[BEGIN DATA]

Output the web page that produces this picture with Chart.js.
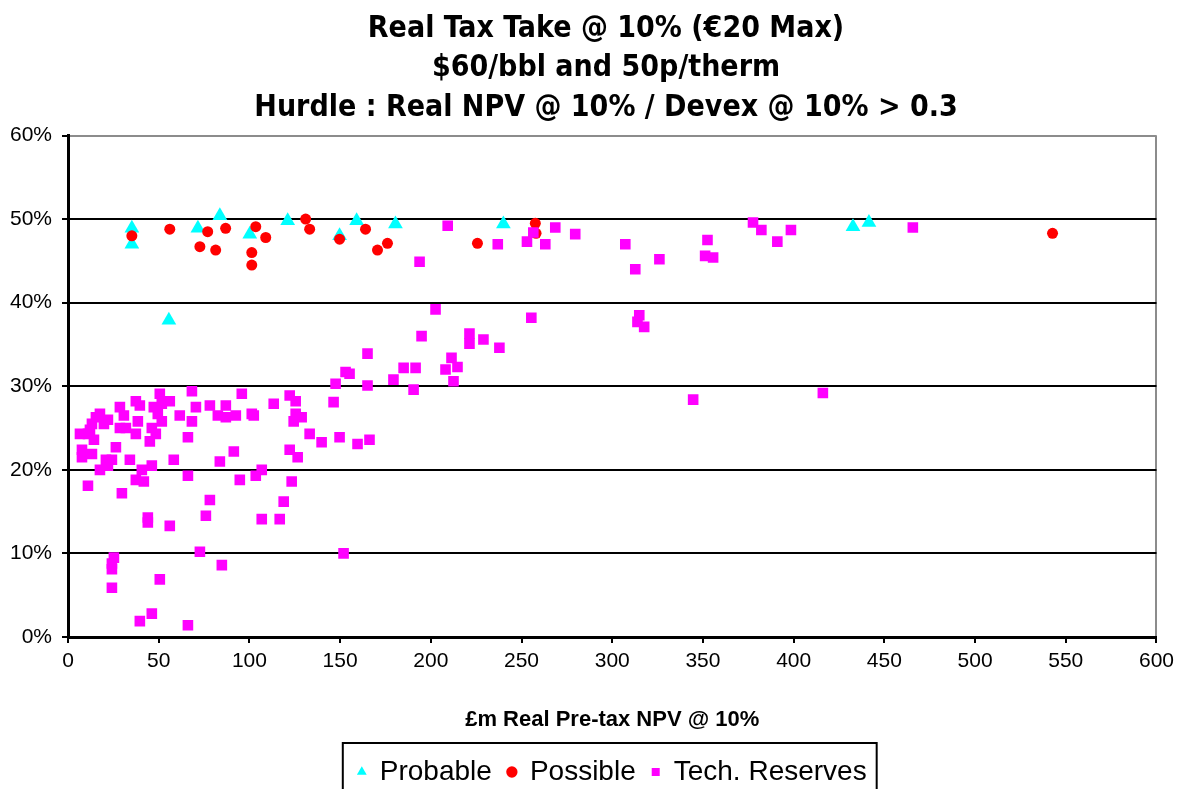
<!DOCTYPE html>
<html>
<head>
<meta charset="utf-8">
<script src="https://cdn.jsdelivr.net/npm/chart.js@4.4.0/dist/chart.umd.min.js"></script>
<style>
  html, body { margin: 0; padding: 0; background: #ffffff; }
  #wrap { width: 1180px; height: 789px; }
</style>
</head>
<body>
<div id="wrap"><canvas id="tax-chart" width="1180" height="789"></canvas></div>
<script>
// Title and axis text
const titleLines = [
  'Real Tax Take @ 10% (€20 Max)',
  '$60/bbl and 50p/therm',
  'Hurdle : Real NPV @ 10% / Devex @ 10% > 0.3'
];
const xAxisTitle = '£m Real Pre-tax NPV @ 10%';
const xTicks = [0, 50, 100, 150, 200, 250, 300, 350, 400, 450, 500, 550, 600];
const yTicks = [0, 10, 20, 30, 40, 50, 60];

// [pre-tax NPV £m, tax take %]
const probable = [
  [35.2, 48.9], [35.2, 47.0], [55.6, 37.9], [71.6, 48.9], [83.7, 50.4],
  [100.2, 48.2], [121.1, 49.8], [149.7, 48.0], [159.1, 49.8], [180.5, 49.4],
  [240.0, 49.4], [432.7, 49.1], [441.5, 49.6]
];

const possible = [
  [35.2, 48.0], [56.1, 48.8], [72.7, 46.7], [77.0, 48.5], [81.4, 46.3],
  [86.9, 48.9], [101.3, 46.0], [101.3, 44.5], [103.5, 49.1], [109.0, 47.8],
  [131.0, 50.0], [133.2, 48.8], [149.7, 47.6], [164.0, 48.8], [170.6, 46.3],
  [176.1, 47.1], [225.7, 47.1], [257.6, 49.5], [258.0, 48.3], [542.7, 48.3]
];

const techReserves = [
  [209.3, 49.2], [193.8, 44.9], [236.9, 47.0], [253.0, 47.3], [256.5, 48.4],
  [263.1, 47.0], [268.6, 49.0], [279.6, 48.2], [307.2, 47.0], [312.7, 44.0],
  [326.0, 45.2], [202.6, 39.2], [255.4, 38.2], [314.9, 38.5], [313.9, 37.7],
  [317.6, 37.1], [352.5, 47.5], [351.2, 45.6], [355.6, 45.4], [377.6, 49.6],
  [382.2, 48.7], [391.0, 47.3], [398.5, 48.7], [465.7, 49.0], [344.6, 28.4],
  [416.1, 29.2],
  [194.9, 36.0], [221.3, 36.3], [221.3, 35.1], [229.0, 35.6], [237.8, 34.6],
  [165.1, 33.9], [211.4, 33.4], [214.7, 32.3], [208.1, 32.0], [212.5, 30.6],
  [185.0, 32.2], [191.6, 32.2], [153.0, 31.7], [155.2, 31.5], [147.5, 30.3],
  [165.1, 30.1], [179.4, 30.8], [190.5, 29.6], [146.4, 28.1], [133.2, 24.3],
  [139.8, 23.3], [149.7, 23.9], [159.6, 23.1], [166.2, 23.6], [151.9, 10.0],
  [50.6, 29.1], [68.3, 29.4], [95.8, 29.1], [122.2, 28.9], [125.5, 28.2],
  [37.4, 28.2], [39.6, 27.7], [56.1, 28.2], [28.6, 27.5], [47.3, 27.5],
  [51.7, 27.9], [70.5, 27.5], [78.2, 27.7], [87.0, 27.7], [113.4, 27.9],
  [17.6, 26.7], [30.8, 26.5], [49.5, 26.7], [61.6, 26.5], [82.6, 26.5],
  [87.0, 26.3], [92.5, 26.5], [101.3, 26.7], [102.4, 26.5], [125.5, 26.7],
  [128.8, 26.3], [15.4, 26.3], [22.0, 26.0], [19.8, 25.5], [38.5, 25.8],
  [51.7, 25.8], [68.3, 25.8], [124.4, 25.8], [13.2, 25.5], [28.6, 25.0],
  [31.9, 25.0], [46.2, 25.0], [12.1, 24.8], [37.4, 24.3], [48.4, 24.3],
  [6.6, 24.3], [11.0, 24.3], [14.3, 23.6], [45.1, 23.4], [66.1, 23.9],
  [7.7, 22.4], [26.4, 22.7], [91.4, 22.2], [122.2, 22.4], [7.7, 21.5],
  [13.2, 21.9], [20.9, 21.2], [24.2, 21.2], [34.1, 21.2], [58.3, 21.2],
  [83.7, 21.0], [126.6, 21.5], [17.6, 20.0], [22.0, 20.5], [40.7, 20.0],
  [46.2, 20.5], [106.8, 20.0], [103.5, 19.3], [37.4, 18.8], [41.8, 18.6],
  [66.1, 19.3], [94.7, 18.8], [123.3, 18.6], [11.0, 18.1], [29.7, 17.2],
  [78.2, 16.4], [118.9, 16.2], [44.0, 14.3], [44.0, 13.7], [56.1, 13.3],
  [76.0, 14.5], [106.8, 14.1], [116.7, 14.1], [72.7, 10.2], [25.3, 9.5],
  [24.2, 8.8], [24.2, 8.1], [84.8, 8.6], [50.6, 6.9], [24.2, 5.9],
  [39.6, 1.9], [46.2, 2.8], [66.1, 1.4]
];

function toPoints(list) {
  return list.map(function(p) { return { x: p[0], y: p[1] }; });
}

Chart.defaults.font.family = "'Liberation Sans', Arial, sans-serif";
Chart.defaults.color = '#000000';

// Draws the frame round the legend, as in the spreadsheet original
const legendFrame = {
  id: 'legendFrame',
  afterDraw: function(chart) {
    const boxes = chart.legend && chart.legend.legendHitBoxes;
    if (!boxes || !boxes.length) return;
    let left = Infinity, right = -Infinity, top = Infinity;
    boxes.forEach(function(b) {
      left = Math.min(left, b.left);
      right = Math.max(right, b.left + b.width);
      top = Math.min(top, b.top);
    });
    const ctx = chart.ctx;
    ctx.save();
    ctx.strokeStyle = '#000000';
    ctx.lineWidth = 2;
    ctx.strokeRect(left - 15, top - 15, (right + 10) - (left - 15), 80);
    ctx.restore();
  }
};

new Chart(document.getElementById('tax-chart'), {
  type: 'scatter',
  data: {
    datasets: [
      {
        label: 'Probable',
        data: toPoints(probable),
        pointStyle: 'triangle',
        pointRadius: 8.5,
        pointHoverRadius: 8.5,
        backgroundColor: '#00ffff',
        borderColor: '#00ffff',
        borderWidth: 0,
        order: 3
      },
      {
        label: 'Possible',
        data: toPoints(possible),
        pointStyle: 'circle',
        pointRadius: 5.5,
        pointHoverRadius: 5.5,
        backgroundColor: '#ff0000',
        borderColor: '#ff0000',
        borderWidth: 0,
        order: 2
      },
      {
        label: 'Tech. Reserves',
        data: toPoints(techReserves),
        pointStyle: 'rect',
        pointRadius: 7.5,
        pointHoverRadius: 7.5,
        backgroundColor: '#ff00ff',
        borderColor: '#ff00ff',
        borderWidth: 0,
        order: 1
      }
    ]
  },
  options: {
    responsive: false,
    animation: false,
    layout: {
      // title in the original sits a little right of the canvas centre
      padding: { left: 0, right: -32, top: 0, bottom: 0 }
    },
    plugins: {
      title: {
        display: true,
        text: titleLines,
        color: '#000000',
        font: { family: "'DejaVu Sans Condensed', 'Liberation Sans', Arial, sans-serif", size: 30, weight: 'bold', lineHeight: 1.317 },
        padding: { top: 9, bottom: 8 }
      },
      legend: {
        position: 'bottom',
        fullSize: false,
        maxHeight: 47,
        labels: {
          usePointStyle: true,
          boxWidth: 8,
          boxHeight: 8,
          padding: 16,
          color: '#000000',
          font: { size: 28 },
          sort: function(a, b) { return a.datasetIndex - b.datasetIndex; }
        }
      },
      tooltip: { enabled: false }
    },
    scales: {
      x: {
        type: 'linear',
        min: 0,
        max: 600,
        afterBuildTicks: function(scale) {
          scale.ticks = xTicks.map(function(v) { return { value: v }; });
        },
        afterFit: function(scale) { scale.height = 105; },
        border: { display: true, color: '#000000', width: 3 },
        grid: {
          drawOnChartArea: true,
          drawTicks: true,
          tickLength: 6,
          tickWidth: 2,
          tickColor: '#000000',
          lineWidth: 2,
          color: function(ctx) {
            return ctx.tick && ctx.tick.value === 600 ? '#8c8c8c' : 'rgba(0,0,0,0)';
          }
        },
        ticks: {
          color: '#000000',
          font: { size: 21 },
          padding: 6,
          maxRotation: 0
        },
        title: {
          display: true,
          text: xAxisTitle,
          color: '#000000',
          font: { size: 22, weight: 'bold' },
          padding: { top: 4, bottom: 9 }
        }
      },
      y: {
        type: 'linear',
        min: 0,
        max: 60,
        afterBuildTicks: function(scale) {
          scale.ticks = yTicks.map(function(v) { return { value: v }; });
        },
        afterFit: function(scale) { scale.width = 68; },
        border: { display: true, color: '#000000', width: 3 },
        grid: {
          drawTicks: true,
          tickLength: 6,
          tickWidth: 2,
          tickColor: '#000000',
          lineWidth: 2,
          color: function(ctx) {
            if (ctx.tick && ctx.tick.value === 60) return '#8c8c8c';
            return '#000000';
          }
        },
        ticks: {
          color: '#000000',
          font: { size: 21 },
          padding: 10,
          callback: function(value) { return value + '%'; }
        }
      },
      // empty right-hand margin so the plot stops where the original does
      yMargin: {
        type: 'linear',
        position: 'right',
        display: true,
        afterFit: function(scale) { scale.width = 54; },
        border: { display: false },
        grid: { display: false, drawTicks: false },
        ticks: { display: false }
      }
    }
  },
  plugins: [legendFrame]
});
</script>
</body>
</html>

[END DATA]

_TASK BRIEF_
Up to and including the line with "const yTicks = [0, 10, 20, 30, 40, 50, 60];", copy the data above from its first line. Skip pictures.

_PROBLEM SOLUTION_
Output the web page that produces this picture with Chart.js.
<!DOCTYPE html>
<html>
<head>
<meta charset="utf-8">
<script src="https://cdn.jsdelivr.net/npm/chart.js@4.4.0/dist/chart.umd.min.js"></script>
<style>
  html, body { margin: 0; padding: 0; background: #ffffff; }
  #wrap { width: 1180px; height: 789px; }
</style>
</head>
<body>
<div id="wrap"><canvas id="tax-chart" width="1180" height="789"></canvas></div>
<script>
// Title and axis text
const titleLines = [
  'Real Tax Take @ 10% (€20 Max)',
  '$60/bbl and 50p/therm',
  'Hurdle : Real NPV @ 10% / Devex @ 10% > 0.3'
];
const xAxisTitle = '£m Real Pre-tax NPV @ 10%';
const xTicks = [0, 50, 100, 150, 200, 250, 300, 350, 400, 450, 500, 550, 600];
const yTicks = [0, 10, 20, 30, 40, 50, 60];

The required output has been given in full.